§ **Data shown**
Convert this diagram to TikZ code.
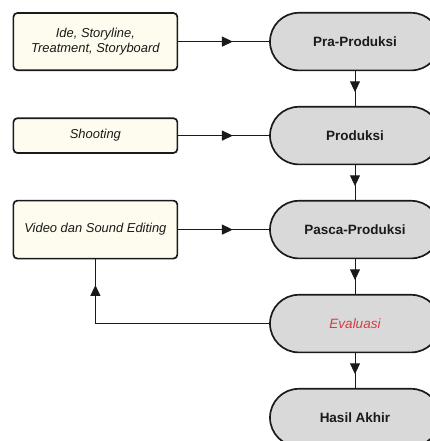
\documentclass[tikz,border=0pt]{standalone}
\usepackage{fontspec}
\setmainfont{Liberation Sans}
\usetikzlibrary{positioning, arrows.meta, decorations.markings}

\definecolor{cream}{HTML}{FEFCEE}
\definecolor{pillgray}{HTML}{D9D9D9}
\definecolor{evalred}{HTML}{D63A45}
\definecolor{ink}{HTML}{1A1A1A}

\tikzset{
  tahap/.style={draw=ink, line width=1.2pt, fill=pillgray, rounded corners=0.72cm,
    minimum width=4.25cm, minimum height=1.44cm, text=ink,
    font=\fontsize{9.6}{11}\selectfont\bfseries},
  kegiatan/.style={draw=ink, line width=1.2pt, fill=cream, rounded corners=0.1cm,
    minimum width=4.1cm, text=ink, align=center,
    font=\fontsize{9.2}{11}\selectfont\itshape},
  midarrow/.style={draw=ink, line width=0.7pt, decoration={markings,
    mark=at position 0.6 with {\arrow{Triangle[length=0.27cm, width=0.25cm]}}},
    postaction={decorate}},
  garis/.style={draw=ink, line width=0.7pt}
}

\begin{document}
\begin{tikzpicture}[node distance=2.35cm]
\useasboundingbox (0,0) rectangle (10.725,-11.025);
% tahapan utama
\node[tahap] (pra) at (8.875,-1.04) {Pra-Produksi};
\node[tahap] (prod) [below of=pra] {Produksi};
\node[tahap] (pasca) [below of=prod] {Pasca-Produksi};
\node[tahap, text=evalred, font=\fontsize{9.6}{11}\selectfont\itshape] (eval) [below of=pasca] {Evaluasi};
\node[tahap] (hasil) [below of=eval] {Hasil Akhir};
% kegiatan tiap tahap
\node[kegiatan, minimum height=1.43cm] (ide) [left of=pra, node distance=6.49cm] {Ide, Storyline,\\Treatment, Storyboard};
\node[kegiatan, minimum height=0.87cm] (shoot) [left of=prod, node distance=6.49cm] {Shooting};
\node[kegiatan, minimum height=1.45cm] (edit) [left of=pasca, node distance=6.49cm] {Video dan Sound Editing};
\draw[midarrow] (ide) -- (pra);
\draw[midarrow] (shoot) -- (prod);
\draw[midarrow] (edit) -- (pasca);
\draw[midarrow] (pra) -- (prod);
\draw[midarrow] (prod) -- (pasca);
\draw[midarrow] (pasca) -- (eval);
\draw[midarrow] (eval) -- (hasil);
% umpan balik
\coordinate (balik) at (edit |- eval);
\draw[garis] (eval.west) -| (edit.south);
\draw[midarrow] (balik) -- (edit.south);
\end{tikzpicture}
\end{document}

§ **What the exercise asks**
Quote the data above in full, leaving out the pictures it holds.

§ **Result below**
Convert this diagram to TikZ code.
\documentclass[tikz,border=0pt]{standalone}
\usepackage{fontspec}
\setmainfont{Liberation Sans}
\usetikzlibrary{positioning, arrows.meta, decorations.markings}

\definecolor{cream}{HTML}{FEFCEE}
\definecolor{pillgray}{HTML}{D9D9D9}
\definecolor{evalred}{HTML}{D63A45}
\definecolor{ink}{HTML}{1A1A1A}

\tikzset{
  tahap/.style={draw=ink, line width=1.2pt, fill=pillgray, rounded corners=0.72cm,
    minimum width=4.25cm, minimum height=1.44cm, text=ink,
    font=\fontsize{9.6}{11}\selectfont\bfseries},
  kegiatan/.style={draw=ink, line width=1.2pt, fill=cream, rounded corners=0.1cm,
    minimum width=4.1cm, text=ink, align=center,
    font=\fontsize{9.2}{11}\selectfont\itshape},
  midarrow/.style={draw=ink, line width=0.7pt, decoration={markings,
    mark=at position 0.6 with {\arrow{Triangle[length=0.27cm, width=0.25cm]}}},
    postaction={decorate}},
  garis/.style={draw=ink, line width=0.7pt}
}

\begin{document}
\begin{tikzpicture}[node distance=2.35cm]
\useasboundingbox (0,0) rectangle (10.725,-11.025);
% tahapan utama
\node[tahap] (pra) at (8.875,-1.04) {Pra-Produksi};
\node[tahap] (prod) [below of=pra] {Produksi};
\node[tahap] (pasca) [below of=prod] {Pasca-Produksi};
\node[tahap, text=evalred, font=\fontsize{9.6}{11}\selectfont\itshape] (eval) [below of=pasca] {Evaluasi};
\node[tahap] (hasil) [below of=eval] {Hasil Akhir};
% kegiatan tiap tahap
\node[kegiatan, minimum height=1.43cm] (ide) [left of=pra, node distance=6.49cm] {Ide, Storyline,\\Treatment, Storyboard};
\node[kegiatan, minimum height=0.87cm] (shoot) [left of=prod, node distance=6.49cm] {Shooting};
\node[kegiatan, minimum height=1.45cm] (edit) [left of=pasca, node distance=6.49cm] {Video dan Sound Editing};
\draw[midarrow] (ide) -- (pra);
\draw[midarrow] (shoot) -- (prod);
\draw[midarrow] (edit) -- (pasca);
\draw[midarrow] (pra) -- (prod);
\draw[midarrow] (prod) -- (pasca);
\draw[midarrow] (pasca) -- (eval);
\draw[midarrow] (eval) -- (hasil);
% umpan balik
\coordinate (balik) at (edit |- eval);
\draw[garis] (eval.west) -| (edit.south);
\draw[midarrow] (balik) -- (edit.south);
\end{tikzpicture}
\end{document}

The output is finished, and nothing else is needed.